GOAL: Quote the listing below in full and exactly as written, but omit every picture.

>> START

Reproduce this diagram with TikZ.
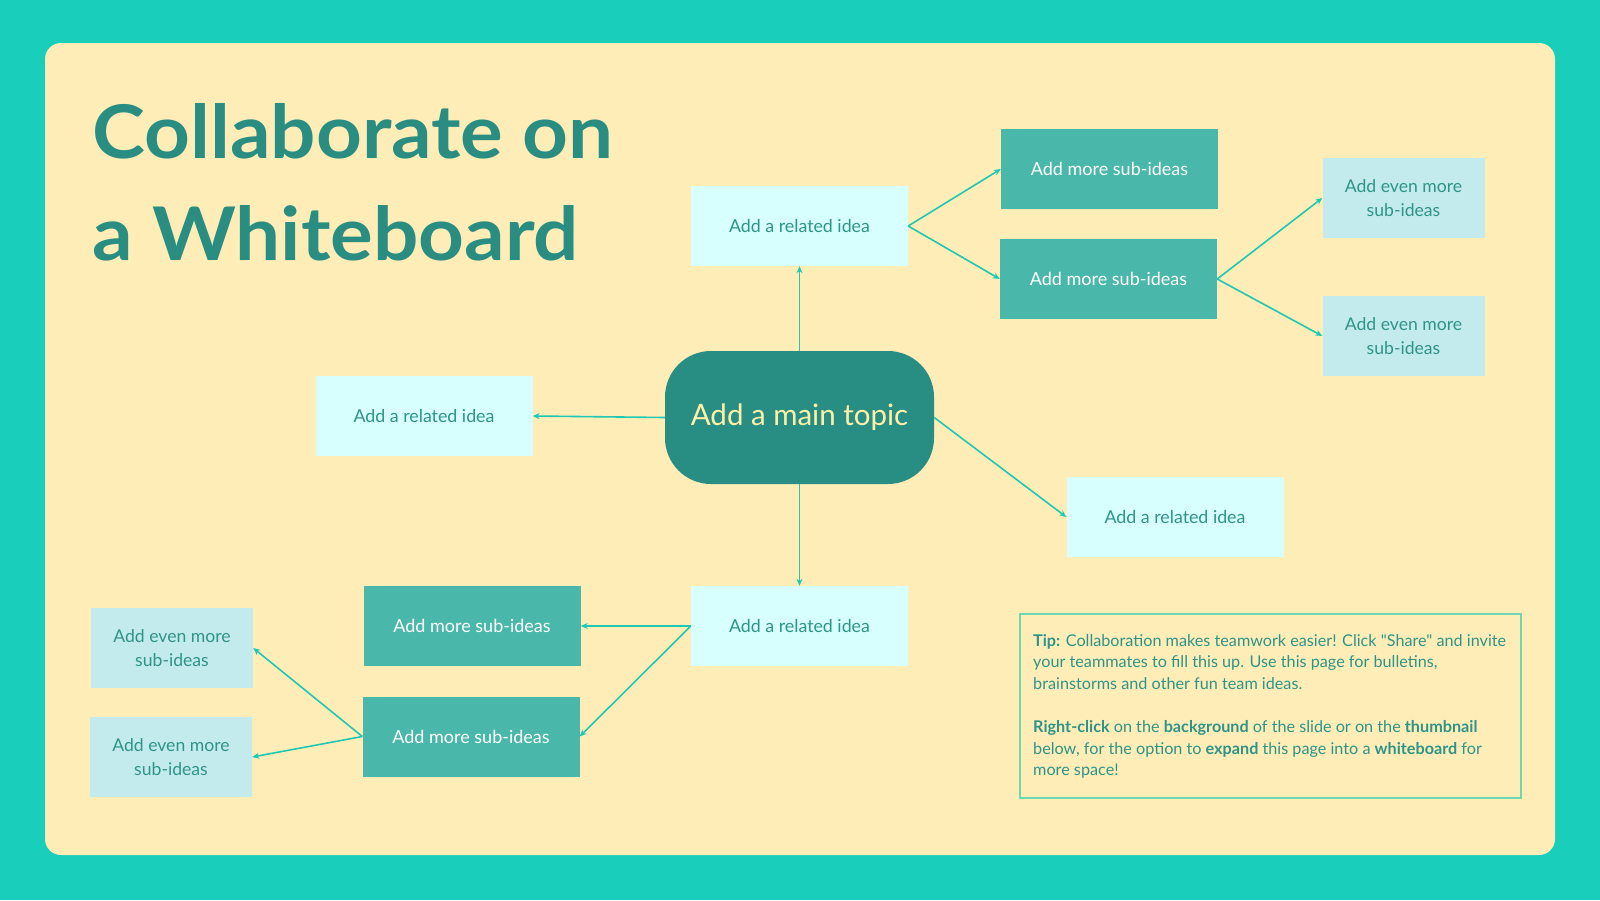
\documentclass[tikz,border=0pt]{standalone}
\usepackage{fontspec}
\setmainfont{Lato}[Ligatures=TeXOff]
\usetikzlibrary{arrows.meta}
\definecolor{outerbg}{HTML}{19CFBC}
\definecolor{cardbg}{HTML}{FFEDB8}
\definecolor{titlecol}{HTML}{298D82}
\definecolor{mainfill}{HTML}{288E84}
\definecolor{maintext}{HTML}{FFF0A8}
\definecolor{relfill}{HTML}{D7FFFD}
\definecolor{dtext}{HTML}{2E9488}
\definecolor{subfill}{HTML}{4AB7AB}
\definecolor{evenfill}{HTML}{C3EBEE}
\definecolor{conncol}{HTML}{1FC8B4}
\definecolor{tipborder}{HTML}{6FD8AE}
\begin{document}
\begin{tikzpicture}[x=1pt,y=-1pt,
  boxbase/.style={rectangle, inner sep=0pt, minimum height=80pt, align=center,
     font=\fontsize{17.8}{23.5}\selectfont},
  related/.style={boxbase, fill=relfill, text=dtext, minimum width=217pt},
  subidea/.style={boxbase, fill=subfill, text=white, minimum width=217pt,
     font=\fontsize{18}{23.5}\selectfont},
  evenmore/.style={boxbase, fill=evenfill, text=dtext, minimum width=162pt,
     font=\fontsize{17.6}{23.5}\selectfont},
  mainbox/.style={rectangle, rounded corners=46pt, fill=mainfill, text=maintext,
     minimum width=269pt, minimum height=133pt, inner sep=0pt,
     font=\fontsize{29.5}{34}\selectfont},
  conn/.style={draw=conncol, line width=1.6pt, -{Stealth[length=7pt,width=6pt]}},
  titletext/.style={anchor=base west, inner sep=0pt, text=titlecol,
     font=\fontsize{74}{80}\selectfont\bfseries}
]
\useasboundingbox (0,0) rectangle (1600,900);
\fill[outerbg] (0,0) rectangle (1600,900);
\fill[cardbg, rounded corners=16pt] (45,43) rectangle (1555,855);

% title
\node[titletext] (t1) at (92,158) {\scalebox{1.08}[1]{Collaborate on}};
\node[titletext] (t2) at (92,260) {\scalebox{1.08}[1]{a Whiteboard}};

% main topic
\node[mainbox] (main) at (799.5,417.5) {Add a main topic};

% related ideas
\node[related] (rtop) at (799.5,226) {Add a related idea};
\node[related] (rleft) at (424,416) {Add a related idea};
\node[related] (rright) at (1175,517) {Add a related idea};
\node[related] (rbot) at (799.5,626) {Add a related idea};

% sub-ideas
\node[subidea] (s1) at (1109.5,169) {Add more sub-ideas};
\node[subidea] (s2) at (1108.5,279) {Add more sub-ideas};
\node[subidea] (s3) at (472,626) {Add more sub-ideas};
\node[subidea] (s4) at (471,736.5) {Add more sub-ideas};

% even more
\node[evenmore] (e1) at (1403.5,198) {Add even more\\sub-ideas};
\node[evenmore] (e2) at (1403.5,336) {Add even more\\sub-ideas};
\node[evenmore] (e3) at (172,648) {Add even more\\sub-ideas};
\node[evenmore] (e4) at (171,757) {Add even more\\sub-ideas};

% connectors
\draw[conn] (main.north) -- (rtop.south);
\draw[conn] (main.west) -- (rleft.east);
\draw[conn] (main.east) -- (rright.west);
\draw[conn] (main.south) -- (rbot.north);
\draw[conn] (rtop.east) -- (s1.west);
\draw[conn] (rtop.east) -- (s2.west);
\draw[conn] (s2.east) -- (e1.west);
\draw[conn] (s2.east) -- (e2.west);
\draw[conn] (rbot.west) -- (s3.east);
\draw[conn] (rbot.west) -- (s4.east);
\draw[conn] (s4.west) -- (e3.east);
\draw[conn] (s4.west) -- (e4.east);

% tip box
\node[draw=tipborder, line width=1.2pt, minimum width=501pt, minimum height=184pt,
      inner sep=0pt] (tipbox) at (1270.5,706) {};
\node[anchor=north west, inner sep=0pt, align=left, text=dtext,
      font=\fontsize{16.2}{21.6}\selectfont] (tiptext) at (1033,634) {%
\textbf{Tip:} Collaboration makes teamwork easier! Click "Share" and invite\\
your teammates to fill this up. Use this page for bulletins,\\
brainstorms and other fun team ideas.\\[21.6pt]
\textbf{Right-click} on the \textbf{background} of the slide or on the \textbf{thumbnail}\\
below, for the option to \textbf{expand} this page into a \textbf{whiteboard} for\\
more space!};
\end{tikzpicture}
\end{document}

>> END

COMPLETED EXERCISE:
Reproduce this diagram with TikZ.
\documentclass[tikz,border=0pt]{standalone}
\usepackage{fontspec}
\setmainfont{Lato}[Ligatures=TeXOff]
\usetikzlibrary{arrows.meta}
\definecolor{outerbg}{HTML}{19CFBC}
\definecolor{cardbg}{HTML}{FFEDB8}
\definecolor{titlecol}{HTML}{298D82}
\definecolor{mainfill}{HTML}{288E84}
\definecolor{maintext}{HTML}{FFF0A8}
\definecolor{relfill}{HTML}{D7FFFD}
\definecolor{dtext}{HTML}{2E9488}
\definecolor{subfill}{HTML}{4AB7AB}
\definecolor{evenfill}{HTML}{C3EBEE}
\definecolor{conncol}{HTML}{1FC8B4}
\definecolor{tipborder}{HTML}{6FD8AE}
\begin{document}
\begin{tikzpicture}[x=1pt,y=-1pt,
  boxbase/.style={rectangle, inner sep=0pt, minimum height=80pt, align=center,
     font=\fontsize{17.8}{23.5}\selectfont},
  related/.style={boxbase, fill=relfill, text=dtext, minimum width=217pt},
  subidea/.style={boxbase, fill=subfill, text=white, minimum width=217pt,
     font=\fontsize{18}{23.5}\selectfont},
  evenmore/.style={boxbase, fill=evenfill, text=dtext, minimum width=162pt,
     font=\fontsize{17.6}{23.5}\selectfont},
  mainbox/.style={rectangle, rounded corners=46pt, fill=mainfill, text=maintext,
     minimum width=269pt, minimum height=133pt, inner sep=0pt,
     font=\fontsize{29.5}{34}\selectfont},
  conn/.style={draw=conncol, line width=1.6pt, -{Stealth[length=7pt,width=6pt]}},
  titletext/.style={anchor=base west, inner sep=0pt, text=titlecol,
     font=\fontsize{74}{80}\selectfont\bfseries}
]
\useasboundingbox (0,0) rectangle (1600,900);
\fill[outerbg] (0,0) rectangle (1600,900);
\fill[cardbg, rounded corners=16pt] (45,43) rectangle (1555,855);

% title
\node[titletext] (t1) at (92,158) {\scalebox{1.08}[1]{Collaborate on}};
\node[titletext] (t2) at (92,260) {\scalebox{1.08}[1]{a Whiteboard}};

% main topic
\node[mainbox] (main) at (799.5,417.5) {Add a main topic};

% related ideas
\node[related] (rtop) at (799.5,226) {Add a related idea};
\node[related] (rleft) at (424,416) {Add a related idea};
\node[related] (rright) at (1175,517) {Add a related idea};
\node[related] (rbot) at (799.5,626) {Add a related idea};

% sub-ideas
\node[subidea] (s1) at (1109.5,169) {Add more sub-ideas};
\node[subidea] (s2) at (1108.5,279) {Add more sub-ideas};
\node[subidea] (s3) at (472,626) {Add more sub-ideas};
\node[subidea] (s4) at (471,736.5) {Add more sub-ideas};

% even more
\node[evenmore] (e1) at (1403.5,198) {Add even more\\sub-ideas};
\node[evenmore] (e2) at (1403.5,336) {Add even more\\sub-ideas};
\node[evenmore] (e3) at (172,648) {Add even more\\sub-ideas};
\node[evenmore] (e4) at (171,757) {Add even more\\sub-ideas};

% connectors
\draw[conn] (main.north) -- (rtop.south);
\draw[conn] (main.west) -- (rleft.east);
\draw[conn] (main.east) -- (rright.west);
\draw[conn] (main.south) -- (rbot.north);
\draw[conn] (rtop.east) -- (s1.west);
\draw[conn] (rtop.east) -- (s2.west);
\draw[conn] (s2.east) -- (e1.west);
\draw[conn] (s2.east) -- (e2.west);
\draw[conn] (rbot.west) -- (s3.east);
\draw[conn] (rbot.west) -- (s4.east);
\draw[conn] (s4.west) -- (e3.east);
\draw[conn] (s4.west) -- (e4.east);

% tip box
\node[draw=tipborder, line width=1.2pt, minimum width=501pt, minimum height=184pt,
      inner sep=0pt] (tipbox) at (1270.5,706) {};
\node[anchor=north west, inner sep=0pt, align=left, text=dtext,
      font=\fontsize{16.2}{21.6}\selectfont] (tiptext) at (1033,634) {%
\textbf{Tip:} Collaboration makes teamwork easier! Click "Share" and invite\\
your teammates to fill this up. Use this page for bulletins,\\
brainstorms and other fun team ideas.\\[21.6pt]
\textbf{Right-click} on the \textbf{background} of the slide or on the \textbf{thumbnail}\\
below, for the option to \textbf{expand} this page into a \textbf{whiteboard} for\\
more space!};
\end{tikzpicture}
\end{document}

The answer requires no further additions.